14 сентября проект московского митрополита был отослан к невским берегам, но известный Филарету Карасевский вдруг 20 сентября был уволен по болезни. Исполнение обязанностей обер-прокурора перешло к тайному советнику Сербиновичу, который в ожидании нового начальства бумагу прочитал и задумался. Постаревший и порядком полысевший, похоронивший жену и выдавший замуж двух дочерей, Сербинович стал самым сведущим и опытным синодским чиновником, впрочем, ни на волос не изменившим своего отношения к православию.

Вечером того же дня в одной петербургской ресторации в отдельном кабинете он ужинал с добрым знакомым, бывшим, собственно, не столько приятелем, сколько его духовным наставником. Пересказав все новости по своему ведомству, Сербинович поведал и об очередной попытке московского Филарета перевести на русский Библию.

– И что же Синод? – спросил приятель.

Сербинович переждал, пока лакеи уберут тарелки (они говорили по-французски, но кто знает этих лакеев), и со вздохом сказал:

– Поддержал полностью. В том-то и дело, что никто и слова не произнёс против. Трудно возражать старейшему архиерею, который только что короновал императора.

– Понятно, – признал приятель, ибо был сметлив. – Вы говорили, что противником Филарета московского является Филарет киевский. Это так?
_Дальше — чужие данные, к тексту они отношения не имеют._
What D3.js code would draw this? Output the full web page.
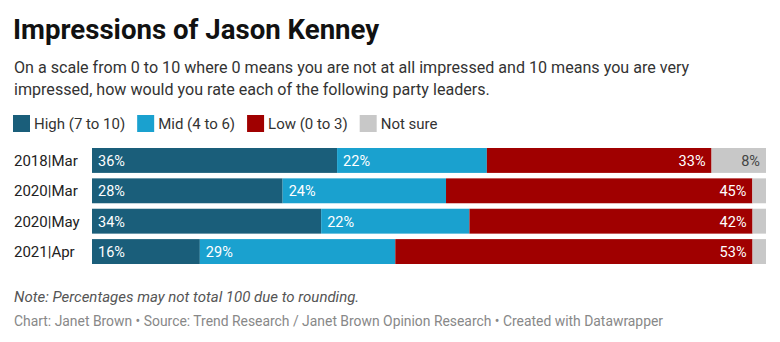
<!DOCTYPE html>
<html>
<head>
<meta charset="utf-8">
<script src="https://cdn.jsdelivr.net/npm/d3@7"></script>
<style>
  body { margin: 0; background: #fff; font-family: Roboto, "Noto Sans", sans-serif; }
</style>
</head>
<body>
<svg id="chart" width="780" height="342"></svg>
<script>
const periods = ['2018|Mar', '2020|Mar', '2020|May', '2021|Apr'];
const high = [36, 28, 34, 16];
const mid = [22, 24, 22, 29];
const low = [33, 45, 42, 53];
const notSure = [8, 2, 2, 2];

const seriesNames = ['High (7 to 10)', 'Mid (4 to 6)', 'Low (0 to 3)', 'Not sure'];
const seriesColors = ['#1a5e7a', '#1aa1cf', '#a00000', '#c8c8c8'];
const keys = ['high', 'mid', 'low', 'notSure'];

// each row is shown as share of its own total
const rows = periods.map((p, i) => ({
    period: p, high: high[i], mid: mid[i], low: low[i], notSure: notSure[i],
}));

const svg = d3.select('#chart');

svg.append('text')
    .attr('x', 13).attr('y', 39)
    .attr('font-size', 27.6).attr('font-weight', 700)
    .attr('fill', '#111')
    .text('Impressions of Jason Kenney');

const sub = svg.append('text')
    .attr('font-size', 16.1).attr('fill', '#333');
sub.append('tspan').attr('x', 14).attr('y', 73)
    .text('On a scale from 0 to 10 where 0 means you are not at all impressed and 10 means you are very');
sub.append('tspan').attr('x', 14).attr('y', 95)
    .text('impressed, how would you rate each of the following party leaders.');

// legend
let lx = 13;
seriesNames.forEach((name, i) => {
    const g = svg.append('g').attr('transform', `translate(${lx}, 115)`);
    g.append('rect').attr('width', 17).attr('height', 17).attr('fill', seriesColors[i]);
    const t = g.append('text')
        .attr('x', 21).attr('y', 14)
        .attr('font-size', 15).attr('fill', '#333')
        .text(name);
    lx += 21 + t.node().getComputedTextLength() + 12;
});

const x = d3.scaleLinear().domain([0, 1]).range([92, 766]);
const y = d3.scaleBand().domain(periods).range([148, 264]).paddingInner(0.18).paddingOuter(0);

const stack = d3.stack().keys(keys).offset(d3.stackOffsetExpand);
const layers = stack(rows);

svg.append('g').selectAll('text')
    .data(periods)
    .enter()
    .append('text')
    .attr('x', 14)
    .attr('y', (d) => y(d) + y.bandwidth() / 2 + 5.5)
    .attr('font-size', 15).attr('fill', '#222')
    .text((d) => d);

layers.forEach((layer, li) => {
    const g = svg.append('g');
    g.selectAll('rect')
        .data(layer)
        .enter()
        .append('rect')
        .attr('x', (d) => x(d[0]))
        .attr('y', (d) => y(d.data.period))
        .attr('width', (d) => x(d[1]) - x(d[0]))
        .attr('height', y.bandwidth())
        .attr('fill', seriesColors[li]);

    // value labels; low is right-aligned, not sure only where it fits
    g.selectAll('text')
        .data(layer.filter((d) => d.data[layer.key] >= 5))
        .enter()
        .append('text')
        .attr('x', (d) => (li >= 2 ? x(d[1]) - 6 : x(d[0]) + 6))
        .attr('y', (d) => y(d.data.period) + y.bandwidth() / 2 + 5.5)
        .attr('text-anchor', li >= 2 ? 'end' : 'start')
        .attr('font-size', 14.5)
        .attr('fill', li === 3 ? '#444' : '#fff')
        .text((d) => d.data[layer.key] + '%');
});

svg.append('text')
    .attr('x', 14).attr('y', 302)
    .attr('font-size', 15).attr('font-style', 'italic').attr('fill', '#555')
    .text('Note: Percentages may not total 100 due to rounding.');

svg.append('text')
    .attr('x', 14).attr('y', 325.5)
    .attr('font-size', 13.9).attr('fill', '#888')
    .text('Chart: Janet Brown • Source: Trend Research / Janet Brown Opinion Research • Created with Datawrapper');
</script>
</body>
</html>
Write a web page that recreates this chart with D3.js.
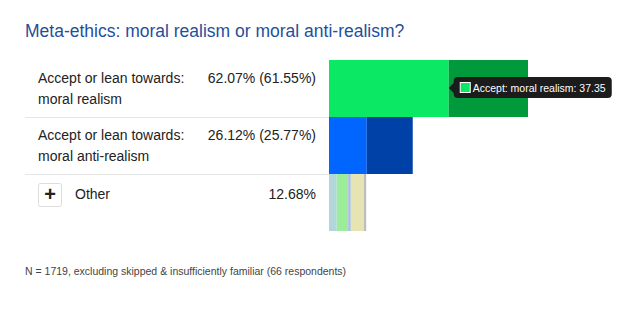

– Не совсем, – замялся Сербинович. – Они давние друзья, киевский Филарет – ещё более рьяный схизматик, чем московский. Известны слова покойного императора Николая: «Пока живы Филарет мудрый и Филарет благочестивый, о церковном управлении много беспокоиться нечего». Разделяет их лишь отношение к переводу Писания на русский.

– Вот-вот! – поднял палец приятель. – Это и следует использовать. Надо полностью донести все возражения из Киева до слуха императора. Используйте своё положение!